Inhaltsbeschreibung
Im Juli 2020 endete in Hamburg einer der wohl letzten großen Holocaust-Prozesse: Bruno Dey, ehemals SS-Wachmann im Konzentrationslager Stutthof, wurde wegen Beihilfe zum Mord in mindestens 5230 Fällen und versuchtem Mord in mindestens einem Fall verurteilt. Der Autor und Journalist Tobias Buck beobachtete den Prozess vom Beginn bis zum Schuldspruch und beleuchtet insbesondere dessen Herausforderungen: Wie weit tragen Erinnerungsvermögen und -bereitschaft eines 93-Jährigen, der im Alter von 17 Jahren zum Wachdienst im Lager verpflichtet wurde? Wie ist Deys Schuld zu bemessen, wenn er durchaus erfasste, was vor seinen Augen geschah?

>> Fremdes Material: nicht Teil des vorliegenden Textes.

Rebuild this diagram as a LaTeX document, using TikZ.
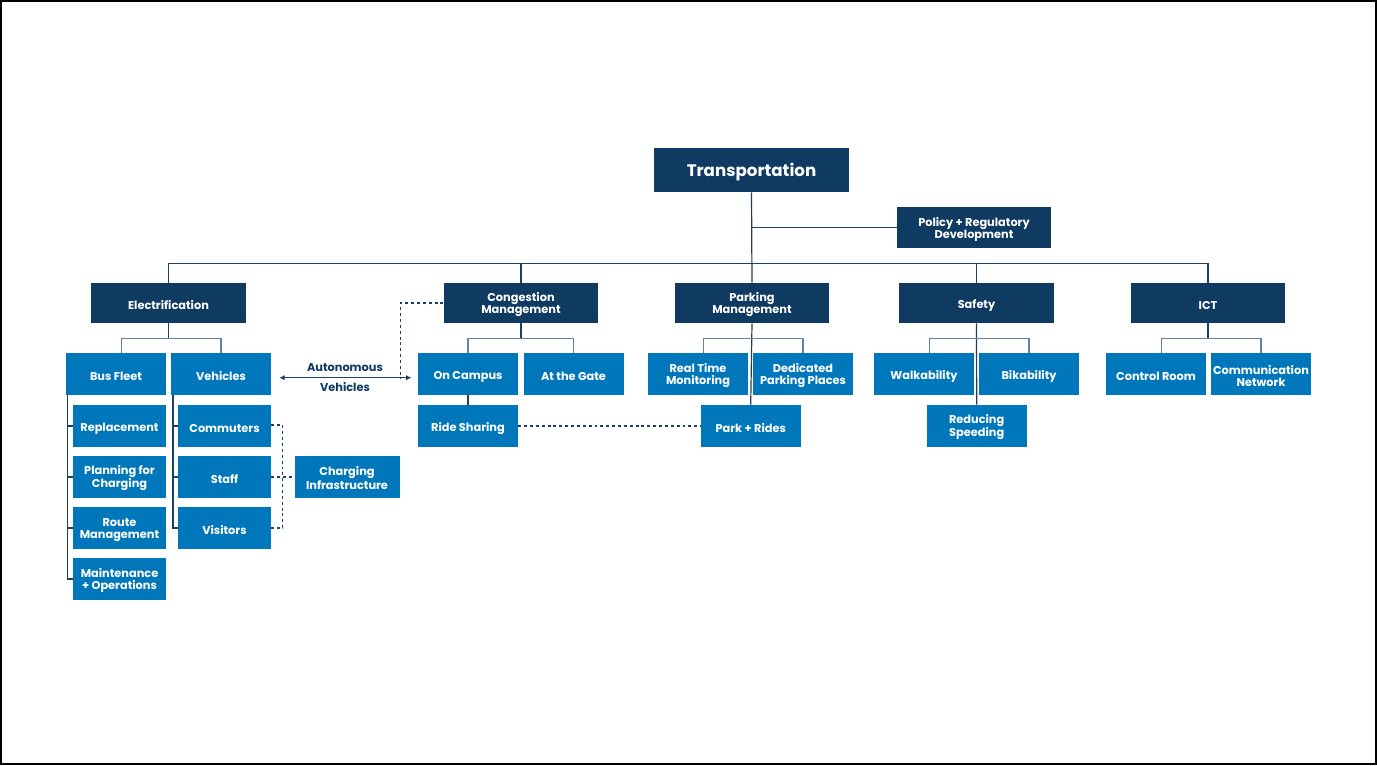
\documentclass[tikz,border=0pt]{standalone}
\usepackage{fontspec}
\setmainfont{Poppins}
\usetikzlibrary{arrows.meta}
\definecolor{navy}{HTML}{0F3A61}
\definecolor{azure}{HTML}{0077BA}
\definecolor{wire}{HTML}{1D3E66}
\definecolor{lightwire}{HTML}{6283A6}
\tikzset{
  head/.style={fill=navy, text=white, font=\fontsize{8.5}{9}\selectfont\bfseries, align=center,
    inner sep=0pt, minimum width=116pt, minimum height=30pt,
    execute at begin node={\rule{0pt}{10pt}}},
  leaf/.style={fill=azure, text=white, font=\fontsize{8.5}{9}\selectfont\bfseries, align=center,
    inner sep=0pt, minimum width=75pt, minimum height=31.5pt,
    execute at begin node={\rule{0pt}{10pt}}},
  twoline/.style={execute at begin node={}, text height=18.3pt},
  subleaf/.style={leaf, minimum width=70pt, minimum height=31pt},
  wirebox/.style={draw=wire, line width=0.9pt},
  elbow/.style={draw=lightwire, line width=0.9pt},
  dashwire/.style={draw=wire, line width=0.8pt, dash pattern=on 2.2pt off 2.2pt}
}
\begin{document}
\begin{tikzpicture}[x=0.75pt, y=-0.75pt]
    \useasboundingbox (0,0) rectangle (1377,765);
    \draw[line width=1.5pt] (1,1) rectangle (1376,764);
    % top
    \node[head, minimum width=146pt, minimum height=33pt, font=\fontsize{12.5}{14}\selectfont\bfseries,
      execute at begin node={\rule{0pt}{13.8pt}}] (trans) at (751.5,170) {Transportation};
    \node[head, twoline, minimum width=115.5pt, minimum height=30.75pt] (pol) at (974,227.5) {Policy + Regulatory\\Development};
    % level 1
    \node[head] (elec) at (168.5,303) {Electrification};
    \node[head, twoline] (cong) at (521,303) {Congestion\\Management};
    \node[head, twoline] (park) at (752,303) {Parking\\Management};
    \node[head] (safe) at (976.5,303) {Safety};
    \node[head] (ict) at (1208,303) {ICT};
    % level 2
    \node[leaf] (bus) at (116,374) {Bus Fleet};
    \node[leaf] (veh) at (221,374) {Vehicles};
    \node[leaf] (camp) at (468,374) {On Campus};
    \node[leaf] (gate) at (573.5,374) {At the Gate};
    \node[leaf, twoline] (rtm) at (698,374) {Real Time\\Monitoring};
    \node[leaf, twoline] (ded) at (803,374) {Dedicated\\Parking Places};
    \node[leaf] (walk) at (924,374) {Walkability};
    \node[leaf] (bike) at (1029,374) {Bikability};
    \node[leaf] (ctrl) at (1156,374) {Control Room};
    \node[leaf, twoline] (comm) at (1261,374) {Communication\\Network};
    % level 3
    \node[subleaf] (rep) at (119.5,426) {Replacement};
    \node[subleaf, twoline] (plan) at (119.5,477) {Planning for\\Charging};
    \node[subleaf, twoline] (route) at (119.5,528) {Route\\Management};
    \node[subleaf, twoline] (mnt) at (119.5,579) {Maintenance\\+ Operations};
    \node[subleaf] (cmt) at (224.5,426) {Commuters};
    \node[subleaf] (staff) at (224.5,477) {Staff};
    \node[subleaf] (vis) at (224.5,528) {Visitors};
    \node[leaf, twoline, minimum width=78.75pt] (chg) at (347,477) {Charging\\Infrastructure};
    \node[leaf] (ride) at (468,426) {Ride Sharing};
    \node[leaf] (pnr) at (750.7,426) {Park + Rides};
    \node[leaf, twoline] (spd) at (976.7,426) {Reducing\\Speeding};
    \node[text=navy, font=\fontsize{8.5}{9}\selectfont\bfseries] (auto1) at (345,368) {Autonomous};
    \node[text=navy, font=\fontsize{8.5}{9}\selectfont\bfseries] (auto2) at (345,387) {Vehicles};
    \coordinate (av) at (400.7,377.7);
    % connectors
    \draw[wirebox] (trans.south) -- (park.north);
    \draw[wirebox] (trans.south |- pol.west) -- (pol.west);
    \draw[wirebox] (elec.north) -- ++(0,-19) -| (ict.north);
    \draw[wirebox] (cong.north) -- ++(0,-19);
    \draw[wirebox] (safe.north) -- ++(0,-19);
    \draw[wirebox] (elec.south) -- ++(0,16);
    \draw[wirebox] (cong.south) -- ++(0,16);
    \draw[wirebox] (ict.south) -- ++(0,16);
    \draw[wirebox] (park.south) -- (pnr.north);
    \draw[wirebox] (safe.south) -- (spd.north);
    \draw[elbow] ([shift={(5.5,0)}]bus.north) -- ++(0,-14) -| (veh.north);
    \draw[elbow] (camp.north) -- ++(0,-14) -| (gate.north);
    \draw[elbow] ([shift={(5.5,0)}]rtm.north) -- ++(0,-14) -| (ded.north);
    \draw[elbow] ([shift={(5.5,0)}]walk.north) -- ++(0,-14) -| (bike.north);
    \draw[elbow] ([shift={(5.5,0)}]ctrl.north) -- ++(0,-14) -| (comm.north);
    \draw[wirebox] (camp.south) -- (ride.north);
    \draw[wirebox] ([shift={(1.8,0)}]bus.south west) |- (mnt.west);
    \draw[wirebox] ([shift={(1.8,0)}]bus.south west |- rep.west) -- (rep.west);
    \draw[wirebox] ([shift={(1.8,0)}]bus.south west |- plan.west) -- (plan.west);
    \draw[wirebox] ([shift={(1.8,0)}]bus.south west |- route.west) -- (route.west);
    \draw[wirebox] ([shift={(2.3,0)}]veh.south west) |- (vis.west);
    \draw[wirebox] ([shift={(2.3,0)}]veh.south west |- cmt.west) -- (cmt.west);
    \draw[wirebox] ([shift={(2.3,0)}]veh.south west |- staff.west) -- (staff.west);
    \draw[wirebox, line width=0.8pt, {Latex[length=4pt,width=4pt]}-{Latex[length=4pt,width=4pt]}] ([shift={(8,3.7)}]veh.east) -- ([shift={(-6.3,3.7)}]camp.west);
    \draw[dashwire] (cong.west) -| (av);
    \draw[dashwire] ([shift={(0,-1)}]cmt.east) -| ([shift={(11.3,0)}]vis.east) -- (vis.east);
    \draw[dashwire] (staff.east) -- (chg.west);
    \draw[dashwire] (ride.east) -- (pnr.west);
\end{tikzpicture}
\end{document}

Buck bettet die Suche des Gerichts nach Antworten in die Geschichte des historisch-politischen Umgangs mit den NS-Verbrechen und deren juristischer Aufarbeitung ein: Jahrzehntelang habe die Nachkriegsjustiz im Einklang mit gesellschaftlichen Erwartungen die Ahndung von NS-Verbrechen faktisch aufgegeben. Heute, angesichts des wieder erstarkenden Antisemitismus, seien, so Buck, alle gefragt, der Erinnerung Raum zu geben und sich mit Fragen nach Schuld und Verantwortung zu befassen. Die teils im Wortlaut wiedergegebene Verhandlung spiegelt eindringlich, warum der Schuldspruch gegen Dey auf der Mitverantwortung dafür beruht, den Holocaust ermöglicht zu haben – durch ihn und Millionen andere, die sich aus Bequemlichkeit, Gleichgültigkeit oder Opportunismus den Verbrechen nicht verweigerten.